--- START ---

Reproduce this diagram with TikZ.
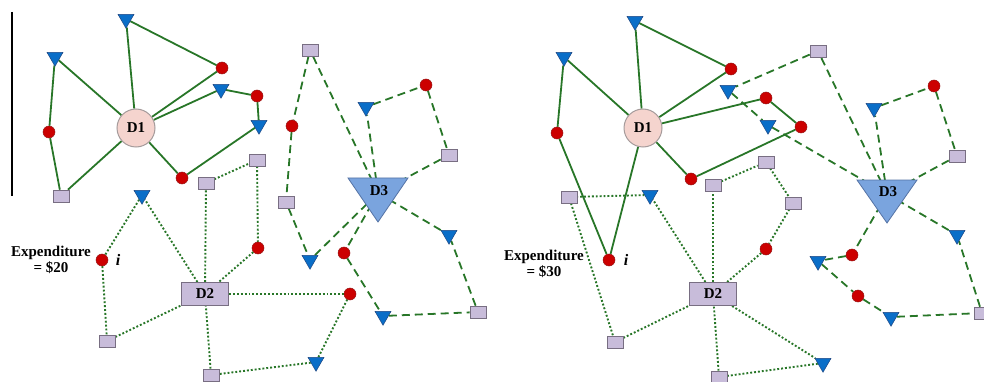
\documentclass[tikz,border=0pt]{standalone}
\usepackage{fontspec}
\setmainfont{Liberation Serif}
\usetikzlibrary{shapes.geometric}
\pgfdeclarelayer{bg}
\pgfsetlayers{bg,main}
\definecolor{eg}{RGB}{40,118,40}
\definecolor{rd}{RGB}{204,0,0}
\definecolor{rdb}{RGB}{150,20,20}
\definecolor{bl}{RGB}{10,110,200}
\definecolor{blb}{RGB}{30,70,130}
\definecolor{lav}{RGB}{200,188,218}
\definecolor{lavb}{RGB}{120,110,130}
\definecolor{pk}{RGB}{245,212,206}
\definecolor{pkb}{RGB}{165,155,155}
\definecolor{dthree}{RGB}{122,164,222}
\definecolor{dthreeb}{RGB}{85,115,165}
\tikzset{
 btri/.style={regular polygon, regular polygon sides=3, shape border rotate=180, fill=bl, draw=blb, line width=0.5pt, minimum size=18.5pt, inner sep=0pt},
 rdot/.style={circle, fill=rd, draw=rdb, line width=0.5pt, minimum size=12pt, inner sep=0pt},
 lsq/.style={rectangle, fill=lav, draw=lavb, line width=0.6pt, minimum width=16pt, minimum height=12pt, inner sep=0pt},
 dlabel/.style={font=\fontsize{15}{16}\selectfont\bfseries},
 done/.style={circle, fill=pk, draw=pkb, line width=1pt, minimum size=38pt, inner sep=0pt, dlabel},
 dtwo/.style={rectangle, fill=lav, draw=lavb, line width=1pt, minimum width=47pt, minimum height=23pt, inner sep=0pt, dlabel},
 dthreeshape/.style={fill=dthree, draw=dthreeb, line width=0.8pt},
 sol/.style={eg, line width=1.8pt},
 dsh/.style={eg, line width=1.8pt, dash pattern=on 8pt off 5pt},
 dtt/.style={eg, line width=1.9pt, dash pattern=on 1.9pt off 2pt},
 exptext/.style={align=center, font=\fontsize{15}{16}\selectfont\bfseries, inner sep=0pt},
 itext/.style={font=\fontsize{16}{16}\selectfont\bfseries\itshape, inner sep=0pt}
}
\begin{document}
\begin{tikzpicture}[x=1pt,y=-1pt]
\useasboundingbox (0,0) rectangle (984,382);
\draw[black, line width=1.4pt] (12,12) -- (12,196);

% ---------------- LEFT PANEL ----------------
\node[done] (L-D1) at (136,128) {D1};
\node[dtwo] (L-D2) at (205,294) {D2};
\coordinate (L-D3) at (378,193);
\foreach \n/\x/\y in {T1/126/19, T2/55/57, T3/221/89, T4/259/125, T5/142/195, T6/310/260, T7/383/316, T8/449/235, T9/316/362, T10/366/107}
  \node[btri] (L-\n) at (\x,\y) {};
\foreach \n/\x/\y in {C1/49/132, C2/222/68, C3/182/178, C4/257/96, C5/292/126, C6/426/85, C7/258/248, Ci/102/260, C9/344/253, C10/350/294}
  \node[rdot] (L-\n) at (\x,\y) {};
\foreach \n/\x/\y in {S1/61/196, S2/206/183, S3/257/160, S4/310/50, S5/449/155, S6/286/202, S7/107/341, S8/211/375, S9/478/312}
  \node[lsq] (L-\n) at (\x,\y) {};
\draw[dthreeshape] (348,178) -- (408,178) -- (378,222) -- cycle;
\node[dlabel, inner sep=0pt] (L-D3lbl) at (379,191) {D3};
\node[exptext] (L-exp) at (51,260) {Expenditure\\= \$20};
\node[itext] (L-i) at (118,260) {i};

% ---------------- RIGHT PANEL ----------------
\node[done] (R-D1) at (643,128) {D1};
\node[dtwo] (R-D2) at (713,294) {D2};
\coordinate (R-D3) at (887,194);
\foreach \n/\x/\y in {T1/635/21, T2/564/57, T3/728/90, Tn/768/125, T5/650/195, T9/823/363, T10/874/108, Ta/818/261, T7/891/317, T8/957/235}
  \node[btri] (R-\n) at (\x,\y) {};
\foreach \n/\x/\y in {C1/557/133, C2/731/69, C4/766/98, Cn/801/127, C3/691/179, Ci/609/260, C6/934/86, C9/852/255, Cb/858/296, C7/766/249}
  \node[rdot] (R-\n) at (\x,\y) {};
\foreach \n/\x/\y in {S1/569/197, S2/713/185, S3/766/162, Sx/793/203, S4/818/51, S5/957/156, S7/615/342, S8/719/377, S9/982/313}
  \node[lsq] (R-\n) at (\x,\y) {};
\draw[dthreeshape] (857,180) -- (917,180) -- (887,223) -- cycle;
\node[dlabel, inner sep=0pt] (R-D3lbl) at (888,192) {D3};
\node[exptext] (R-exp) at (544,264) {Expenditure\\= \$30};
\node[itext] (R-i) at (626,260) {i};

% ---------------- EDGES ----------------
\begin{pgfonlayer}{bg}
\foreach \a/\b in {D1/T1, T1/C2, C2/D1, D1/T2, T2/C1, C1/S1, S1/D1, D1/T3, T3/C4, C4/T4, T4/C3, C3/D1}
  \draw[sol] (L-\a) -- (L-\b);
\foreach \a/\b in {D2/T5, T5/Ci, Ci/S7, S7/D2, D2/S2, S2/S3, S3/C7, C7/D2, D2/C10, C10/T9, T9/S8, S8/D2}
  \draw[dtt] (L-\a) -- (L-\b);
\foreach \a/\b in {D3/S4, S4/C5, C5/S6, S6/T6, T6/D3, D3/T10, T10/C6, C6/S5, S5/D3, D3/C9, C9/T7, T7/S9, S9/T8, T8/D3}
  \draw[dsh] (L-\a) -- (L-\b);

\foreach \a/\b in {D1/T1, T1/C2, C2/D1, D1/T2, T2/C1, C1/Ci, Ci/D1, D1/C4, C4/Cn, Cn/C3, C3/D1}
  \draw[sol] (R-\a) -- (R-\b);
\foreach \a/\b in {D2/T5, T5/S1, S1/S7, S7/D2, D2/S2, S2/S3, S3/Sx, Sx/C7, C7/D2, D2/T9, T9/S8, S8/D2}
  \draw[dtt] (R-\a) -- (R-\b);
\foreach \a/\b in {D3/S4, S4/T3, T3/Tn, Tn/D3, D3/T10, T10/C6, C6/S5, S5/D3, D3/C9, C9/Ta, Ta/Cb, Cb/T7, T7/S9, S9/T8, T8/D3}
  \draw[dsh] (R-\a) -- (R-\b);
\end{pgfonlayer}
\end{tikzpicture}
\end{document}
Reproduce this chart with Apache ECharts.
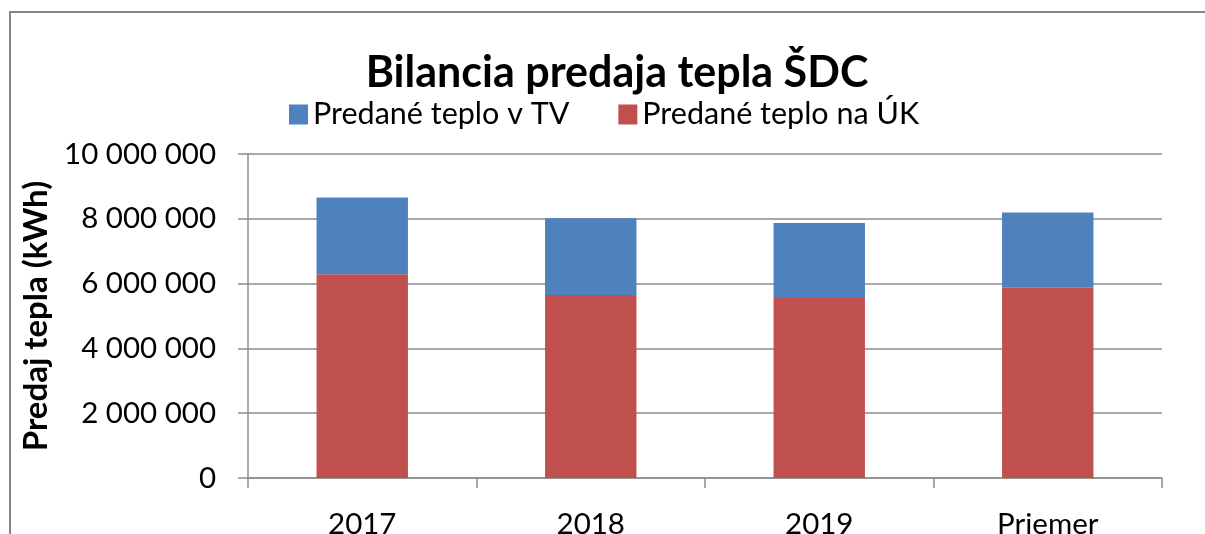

--- END ---

◆ **WHAT IS BEING ASKED**
Check each line above for the word "this" and copy the ones that have it.

◆ **SOLUTION TO THE PROBLEM**
Reproduce this diagram with TikZ.
Reproduce this chart with Apache ECharts.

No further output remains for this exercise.